**CHALLENGE**
Extract, exactly, the lines from the line containing "Output the Python" to the line containing "4.7, 6.5, 18.1]", with both lines included and any pictures left out.

**RECORD LIST**

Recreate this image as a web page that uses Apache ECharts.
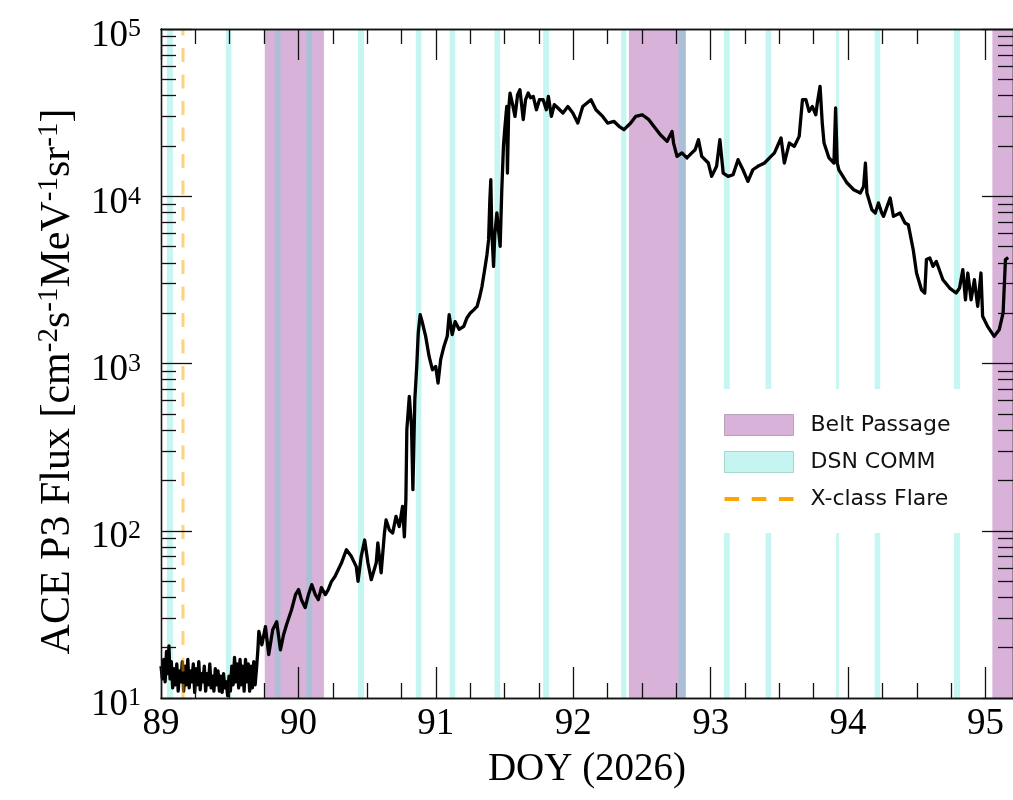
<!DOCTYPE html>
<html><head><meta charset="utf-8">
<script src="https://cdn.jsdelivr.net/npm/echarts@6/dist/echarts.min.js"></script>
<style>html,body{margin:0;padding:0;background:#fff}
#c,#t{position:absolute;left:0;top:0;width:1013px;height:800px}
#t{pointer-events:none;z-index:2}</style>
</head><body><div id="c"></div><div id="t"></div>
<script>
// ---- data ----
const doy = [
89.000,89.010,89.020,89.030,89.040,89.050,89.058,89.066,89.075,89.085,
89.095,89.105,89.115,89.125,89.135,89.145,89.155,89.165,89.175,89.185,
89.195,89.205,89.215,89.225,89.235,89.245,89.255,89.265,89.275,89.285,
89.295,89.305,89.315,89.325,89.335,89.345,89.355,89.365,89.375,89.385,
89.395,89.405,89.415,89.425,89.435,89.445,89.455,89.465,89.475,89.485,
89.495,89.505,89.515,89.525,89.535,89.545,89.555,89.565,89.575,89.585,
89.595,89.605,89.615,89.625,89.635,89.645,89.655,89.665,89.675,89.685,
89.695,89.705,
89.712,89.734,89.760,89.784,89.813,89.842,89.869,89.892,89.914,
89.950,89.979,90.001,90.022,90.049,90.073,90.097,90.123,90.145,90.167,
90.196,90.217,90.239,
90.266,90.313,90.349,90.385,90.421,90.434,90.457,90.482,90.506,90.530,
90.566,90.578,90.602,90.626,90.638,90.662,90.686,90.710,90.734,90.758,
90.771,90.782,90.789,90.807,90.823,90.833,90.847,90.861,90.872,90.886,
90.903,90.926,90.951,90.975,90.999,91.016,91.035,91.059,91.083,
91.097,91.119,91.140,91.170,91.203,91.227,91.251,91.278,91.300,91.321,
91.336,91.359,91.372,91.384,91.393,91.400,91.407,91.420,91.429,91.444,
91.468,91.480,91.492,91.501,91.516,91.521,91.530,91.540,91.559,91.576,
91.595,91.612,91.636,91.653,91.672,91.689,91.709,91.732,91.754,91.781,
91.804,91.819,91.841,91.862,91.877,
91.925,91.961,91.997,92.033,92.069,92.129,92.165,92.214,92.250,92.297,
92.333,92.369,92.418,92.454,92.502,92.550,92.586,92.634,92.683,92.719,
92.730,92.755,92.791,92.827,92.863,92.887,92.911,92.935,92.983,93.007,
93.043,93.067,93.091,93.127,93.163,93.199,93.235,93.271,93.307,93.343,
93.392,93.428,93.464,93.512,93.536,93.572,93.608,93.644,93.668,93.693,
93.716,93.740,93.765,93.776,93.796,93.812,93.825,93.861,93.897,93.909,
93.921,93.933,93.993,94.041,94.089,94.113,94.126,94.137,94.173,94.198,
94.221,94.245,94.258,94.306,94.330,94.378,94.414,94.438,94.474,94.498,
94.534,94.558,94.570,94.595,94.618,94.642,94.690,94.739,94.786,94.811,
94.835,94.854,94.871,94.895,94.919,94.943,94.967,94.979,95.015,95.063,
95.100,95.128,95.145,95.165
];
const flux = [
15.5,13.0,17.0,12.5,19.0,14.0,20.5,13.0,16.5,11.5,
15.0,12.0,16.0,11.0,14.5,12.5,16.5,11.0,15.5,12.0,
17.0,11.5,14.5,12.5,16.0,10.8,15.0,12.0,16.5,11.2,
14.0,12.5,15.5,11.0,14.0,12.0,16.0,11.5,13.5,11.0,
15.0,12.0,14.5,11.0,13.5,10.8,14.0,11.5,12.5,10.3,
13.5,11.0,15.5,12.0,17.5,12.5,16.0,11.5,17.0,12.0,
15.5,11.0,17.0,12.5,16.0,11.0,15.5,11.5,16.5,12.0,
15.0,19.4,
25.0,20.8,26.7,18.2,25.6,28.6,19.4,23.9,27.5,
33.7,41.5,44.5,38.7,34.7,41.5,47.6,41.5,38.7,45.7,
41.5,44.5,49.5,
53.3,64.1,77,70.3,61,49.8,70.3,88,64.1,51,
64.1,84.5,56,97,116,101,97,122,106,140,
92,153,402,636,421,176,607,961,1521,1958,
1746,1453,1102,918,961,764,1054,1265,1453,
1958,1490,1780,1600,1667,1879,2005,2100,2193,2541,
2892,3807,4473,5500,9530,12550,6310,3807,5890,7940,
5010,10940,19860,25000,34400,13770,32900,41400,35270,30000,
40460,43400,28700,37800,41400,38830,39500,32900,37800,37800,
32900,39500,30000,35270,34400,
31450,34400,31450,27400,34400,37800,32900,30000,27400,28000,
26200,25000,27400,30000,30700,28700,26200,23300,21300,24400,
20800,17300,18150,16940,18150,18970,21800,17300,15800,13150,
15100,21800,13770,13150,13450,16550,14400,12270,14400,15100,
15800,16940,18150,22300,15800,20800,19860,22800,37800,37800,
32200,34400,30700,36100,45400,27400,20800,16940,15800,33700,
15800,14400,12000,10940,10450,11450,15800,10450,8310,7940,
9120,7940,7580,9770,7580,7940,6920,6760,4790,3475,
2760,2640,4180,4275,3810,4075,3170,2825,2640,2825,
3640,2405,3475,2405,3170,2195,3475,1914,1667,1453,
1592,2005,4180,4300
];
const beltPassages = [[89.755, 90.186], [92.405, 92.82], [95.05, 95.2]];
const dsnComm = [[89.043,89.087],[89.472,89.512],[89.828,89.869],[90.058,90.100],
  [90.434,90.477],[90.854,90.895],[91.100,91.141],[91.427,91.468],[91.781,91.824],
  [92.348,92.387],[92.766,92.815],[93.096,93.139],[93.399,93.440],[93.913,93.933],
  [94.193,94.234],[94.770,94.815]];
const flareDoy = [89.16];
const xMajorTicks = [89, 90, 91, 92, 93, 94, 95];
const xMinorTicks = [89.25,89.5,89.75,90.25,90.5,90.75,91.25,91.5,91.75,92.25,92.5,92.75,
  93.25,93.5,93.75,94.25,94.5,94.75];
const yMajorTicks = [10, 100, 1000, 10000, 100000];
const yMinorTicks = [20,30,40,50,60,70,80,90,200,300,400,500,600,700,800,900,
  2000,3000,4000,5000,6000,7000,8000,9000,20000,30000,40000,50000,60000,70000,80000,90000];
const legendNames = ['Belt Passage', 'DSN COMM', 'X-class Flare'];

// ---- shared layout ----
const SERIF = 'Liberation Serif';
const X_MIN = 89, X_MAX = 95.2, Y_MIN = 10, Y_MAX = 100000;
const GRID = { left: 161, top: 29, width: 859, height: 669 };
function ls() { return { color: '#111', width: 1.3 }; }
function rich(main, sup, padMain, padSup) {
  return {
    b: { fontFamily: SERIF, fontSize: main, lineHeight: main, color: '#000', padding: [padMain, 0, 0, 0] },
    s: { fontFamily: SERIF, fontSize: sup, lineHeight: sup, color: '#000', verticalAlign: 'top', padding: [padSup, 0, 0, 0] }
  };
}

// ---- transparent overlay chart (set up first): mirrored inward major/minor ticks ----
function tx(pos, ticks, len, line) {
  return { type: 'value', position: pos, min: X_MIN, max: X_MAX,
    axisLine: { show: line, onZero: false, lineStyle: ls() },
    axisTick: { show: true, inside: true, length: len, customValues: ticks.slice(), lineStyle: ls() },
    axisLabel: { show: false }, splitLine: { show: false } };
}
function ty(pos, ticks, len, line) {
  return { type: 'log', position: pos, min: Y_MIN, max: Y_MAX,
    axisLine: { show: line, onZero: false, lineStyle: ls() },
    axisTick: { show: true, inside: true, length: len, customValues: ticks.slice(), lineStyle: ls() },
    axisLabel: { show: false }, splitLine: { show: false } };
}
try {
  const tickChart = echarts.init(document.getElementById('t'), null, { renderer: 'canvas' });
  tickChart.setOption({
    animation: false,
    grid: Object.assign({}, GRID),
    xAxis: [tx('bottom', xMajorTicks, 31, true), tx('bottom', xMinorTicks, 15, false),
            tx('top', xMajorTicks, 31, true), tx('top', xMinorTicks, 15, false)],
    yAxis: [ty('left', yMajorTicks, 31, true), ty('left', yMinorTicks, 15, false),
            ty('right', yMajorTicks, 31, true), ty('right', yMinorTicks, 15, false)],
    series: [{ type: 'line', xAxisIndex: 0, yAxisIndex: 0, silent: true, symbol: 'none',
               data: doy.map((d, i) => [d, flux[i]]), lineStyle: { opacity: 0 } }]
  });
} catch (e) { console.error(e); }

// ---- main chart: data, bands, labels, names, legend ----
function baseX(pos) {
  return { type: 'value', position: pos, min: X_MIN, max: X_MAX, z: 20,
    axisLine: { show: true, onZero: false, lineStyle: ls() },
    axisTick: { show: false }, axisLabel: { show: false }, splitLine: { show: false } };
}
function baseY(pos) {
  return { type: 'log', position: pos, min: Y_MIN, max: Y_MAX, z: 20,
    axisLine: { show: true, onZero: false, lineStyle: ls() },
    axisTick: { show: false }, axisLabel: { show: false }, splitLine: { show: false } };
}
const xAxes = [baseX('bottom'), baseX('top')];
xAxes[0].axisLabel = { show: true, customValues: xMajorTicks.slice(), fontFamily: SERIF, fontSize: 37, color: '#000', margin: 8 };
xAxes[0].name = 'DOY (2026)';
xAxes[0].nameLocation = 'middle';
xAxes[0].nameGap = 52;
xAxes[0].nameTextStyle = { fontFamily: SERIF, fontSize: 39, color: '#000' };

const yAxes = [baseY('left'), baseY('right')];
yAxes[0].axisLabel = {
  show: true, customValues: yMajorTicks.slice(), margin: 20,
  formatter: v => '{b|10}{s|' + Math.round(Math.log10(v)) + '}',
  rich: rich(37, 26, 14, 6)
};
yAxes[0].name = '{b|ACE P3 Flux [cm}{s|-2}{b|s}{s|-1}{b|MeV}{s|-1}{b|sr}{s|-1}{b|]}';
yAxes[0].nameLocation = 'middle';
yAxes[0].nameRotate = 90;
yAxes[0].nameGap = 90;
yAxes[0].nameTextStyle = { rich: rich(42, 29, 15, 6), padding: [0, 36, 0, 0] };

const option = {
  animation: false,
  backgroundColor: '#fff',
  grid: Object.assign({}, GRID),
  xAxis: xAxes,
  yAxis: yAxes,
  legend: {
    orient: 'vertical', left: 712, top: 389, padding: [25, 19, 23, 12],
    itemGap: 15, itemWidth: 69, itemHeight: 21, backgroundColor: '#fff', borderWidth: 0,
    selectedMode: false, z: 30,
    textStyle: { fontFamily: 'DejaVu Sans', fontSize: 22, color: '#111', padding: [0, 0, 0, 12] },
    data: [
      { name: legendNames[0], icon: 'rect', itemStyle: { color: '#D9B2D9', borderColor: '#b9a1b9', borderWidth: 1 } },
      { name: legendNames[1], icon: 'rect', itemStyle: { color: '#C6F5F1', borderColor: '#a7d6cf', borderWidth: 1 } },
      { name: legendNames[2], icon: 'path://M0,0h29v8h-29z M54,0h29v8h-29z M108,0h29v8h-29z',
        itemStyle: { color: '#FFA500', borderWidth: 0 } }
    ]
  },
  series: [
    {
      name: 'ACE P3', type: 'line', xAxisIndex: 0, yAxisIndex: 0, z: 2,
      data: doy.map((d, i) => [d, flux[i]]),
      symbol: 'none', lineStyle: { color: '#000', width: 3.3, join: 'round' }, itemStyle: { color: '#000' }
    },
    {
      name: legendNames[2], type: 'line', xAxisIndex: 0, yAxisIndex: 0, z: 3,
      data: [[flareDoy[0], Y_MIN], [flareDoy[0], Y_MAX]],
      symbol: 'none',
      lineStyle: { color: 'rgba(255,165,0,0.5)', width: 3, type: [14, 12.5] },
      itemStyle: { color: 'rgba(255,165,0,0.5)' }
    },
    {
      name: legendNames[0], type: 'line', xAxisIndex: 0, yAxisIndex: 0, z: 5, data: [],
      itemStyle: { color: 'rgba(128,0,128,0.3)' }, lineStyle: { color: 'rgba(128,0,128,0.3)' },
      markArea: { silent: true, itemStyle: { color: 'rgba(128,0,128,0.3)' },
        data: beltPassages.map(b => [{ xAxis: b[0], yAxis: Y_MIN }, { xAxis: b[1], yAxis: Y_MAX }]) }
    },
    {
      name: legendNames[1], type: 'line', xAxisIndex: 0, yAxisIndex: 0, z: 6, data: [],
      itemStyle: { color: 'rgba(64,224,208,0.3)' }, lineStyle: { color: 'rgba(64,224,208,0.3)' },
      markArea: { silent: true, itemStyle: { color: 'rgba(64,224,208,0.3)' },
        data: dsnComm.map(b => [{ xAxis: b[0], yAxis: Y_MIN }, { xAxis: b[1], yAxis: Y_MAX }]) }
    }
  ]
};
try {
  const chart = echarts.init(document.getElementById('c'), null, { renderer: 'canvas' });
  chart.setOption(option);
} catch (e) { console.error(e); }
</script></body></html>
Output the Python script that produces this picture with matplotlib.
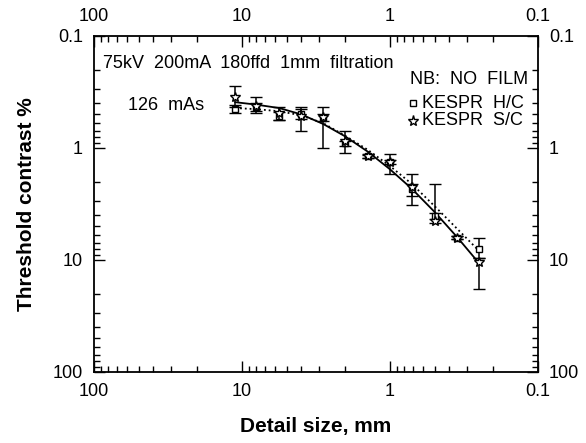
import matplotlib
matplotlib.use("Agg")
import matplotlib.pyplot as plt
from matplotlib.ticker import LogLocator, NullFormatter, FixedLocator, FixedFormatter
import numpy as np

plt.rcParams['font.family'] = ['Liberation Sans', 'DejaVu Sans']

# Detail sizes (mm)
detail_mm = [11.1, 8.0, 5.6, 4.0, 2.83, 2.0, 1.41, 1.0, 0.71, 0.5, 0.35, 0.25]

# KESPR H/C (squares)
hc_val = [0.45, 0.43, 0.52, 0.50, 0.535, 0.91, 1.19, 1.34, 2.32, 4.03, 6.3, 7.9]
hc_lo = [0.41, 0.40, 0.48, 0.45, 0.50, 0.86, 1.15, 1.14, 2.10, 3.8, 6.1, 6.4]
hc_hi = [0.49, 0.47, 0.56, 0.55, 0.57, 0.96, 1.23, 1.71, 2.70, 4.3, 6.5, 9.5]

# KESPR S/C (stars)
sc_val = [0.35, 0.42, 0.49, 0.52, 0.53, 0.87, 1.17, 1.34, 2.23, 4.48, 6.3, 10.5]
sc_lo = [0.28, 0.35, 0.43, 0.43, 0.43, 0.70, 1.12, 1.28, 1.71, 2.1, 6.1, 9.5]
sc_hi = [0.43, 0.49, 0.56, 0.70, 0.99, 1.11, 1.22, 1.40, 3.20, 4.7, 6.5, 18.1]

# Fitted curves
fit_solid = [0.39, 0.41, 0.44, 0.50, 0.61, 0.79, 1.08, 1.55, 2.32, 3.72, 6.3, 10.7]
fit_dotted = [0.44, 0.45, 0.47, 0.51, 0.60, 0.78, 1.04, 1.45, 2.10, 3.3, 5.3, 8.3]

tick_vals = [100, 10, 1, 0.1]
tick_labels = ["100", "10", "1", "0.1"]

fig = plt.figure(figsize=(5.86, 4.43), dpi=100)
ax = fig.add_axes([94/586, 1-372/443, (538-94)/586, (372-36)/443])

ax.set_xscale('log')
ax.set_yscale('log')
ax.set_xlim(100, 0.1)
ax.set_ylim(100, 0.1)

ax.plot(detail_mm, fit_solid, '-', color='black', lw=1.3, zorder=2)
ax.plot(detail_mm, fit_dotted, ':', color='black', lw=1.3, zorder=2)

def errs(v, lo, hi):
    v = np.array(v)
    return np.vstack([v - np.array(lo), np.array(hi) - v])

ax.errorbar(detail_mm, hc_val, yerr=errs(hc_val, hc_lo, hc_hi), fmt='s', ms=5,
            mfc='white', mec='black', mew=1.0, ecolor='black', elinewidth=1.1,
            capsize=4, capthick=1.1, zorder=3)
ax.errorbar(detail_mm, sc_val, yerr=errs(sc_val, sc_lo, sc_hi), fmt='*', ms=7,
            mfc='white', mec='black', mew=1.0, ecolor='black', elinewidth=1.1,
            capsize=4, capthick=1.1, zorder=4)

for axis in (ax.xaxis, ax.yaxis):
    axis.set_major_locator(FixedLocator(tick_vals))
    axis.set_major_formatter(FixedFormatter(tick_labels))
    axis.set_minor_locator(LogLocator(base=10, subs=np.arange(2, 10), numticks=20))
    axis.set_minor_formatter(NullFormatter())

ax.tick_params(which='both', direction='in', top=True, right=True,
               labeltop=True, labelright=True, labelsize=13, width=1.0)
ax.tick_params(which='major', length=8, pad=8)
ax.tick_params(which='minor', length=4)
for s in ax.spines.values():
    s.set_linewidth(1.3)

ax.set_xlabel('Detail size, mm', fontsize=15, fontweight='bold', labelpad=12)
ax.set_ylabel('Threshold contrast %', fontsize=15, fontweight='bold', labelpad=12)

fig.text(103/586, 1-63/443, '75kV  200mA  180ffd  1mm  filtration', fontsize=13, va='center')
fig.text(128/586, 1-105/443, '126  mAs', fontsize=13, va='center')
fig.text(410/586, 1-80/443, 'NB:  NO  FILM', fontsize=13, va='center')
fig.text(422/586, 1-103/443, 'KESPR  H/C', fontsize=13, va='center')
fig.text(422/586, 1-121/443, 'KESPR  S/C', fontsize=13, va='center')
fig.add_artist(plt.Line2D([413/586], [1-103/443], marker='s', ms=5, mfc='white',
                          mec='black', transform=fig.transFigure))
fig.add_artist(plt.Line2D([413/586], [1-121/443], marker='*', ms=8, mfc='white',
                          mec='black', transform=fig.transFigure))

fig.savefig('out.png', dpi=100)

**COMPLETE RESPONSE**
Output the Python script that produces this picture with matplotlib.
import matplotlib
matplotlib.use("Agg")
import matplotlib.pyplot as plt
from matplotlib.ticker import LogLocator, NullFormatter, FixedLocator, FixedFormatter
import numpy as np

plt.rcParams['font.family'] = ['Liberation Sans', 'DejaVu Sans']

# Detail sizes (mm)
detail_mm = [11.1, 8.0, 5.6, 4.0, 2.83, 2.0, 1.41, 1.0, 0.71, 0.5, 0.35, 0.25]

# KESPR H/C (squares)
hc_val = [0.45, 0.43, 0.52, 0.50, 0.535, 0.91, 1.19, 1.34, 2.32, 4.03, 6.3, 7.9]
hc_lo = [0.41, 0.40, 0.48, 0.45, 0.50, 0.86, 1.15, 1.14, 2.10, 3.8, 6.1, 6.4]
hc_hi = [0.49, 0.47, 0.56, 0.55, 0.57, 0.96, 1.23, 1.71, 2.70, 4.3, 6.5, 9.5]

# KESPR S/C (stars)
sc_val = [0.35, 0.42, 0.49, 0.52, 0.53, 0.87, 1.17, 1.34, 2.23, 4.48, 6.3, 10.5]
sc_lo = [0.28, 0.35, 0.43, 0.43, 0.43, 0.70, 1.12, 1.28, 1.71, 2.1, 6.1, 9.5]
sc_hi = [0.43, 0.49, 0.56, 0.70, 0.99, 1.11, 1.22, 1.40, 3.20, 4.7, 6.5, 18.1]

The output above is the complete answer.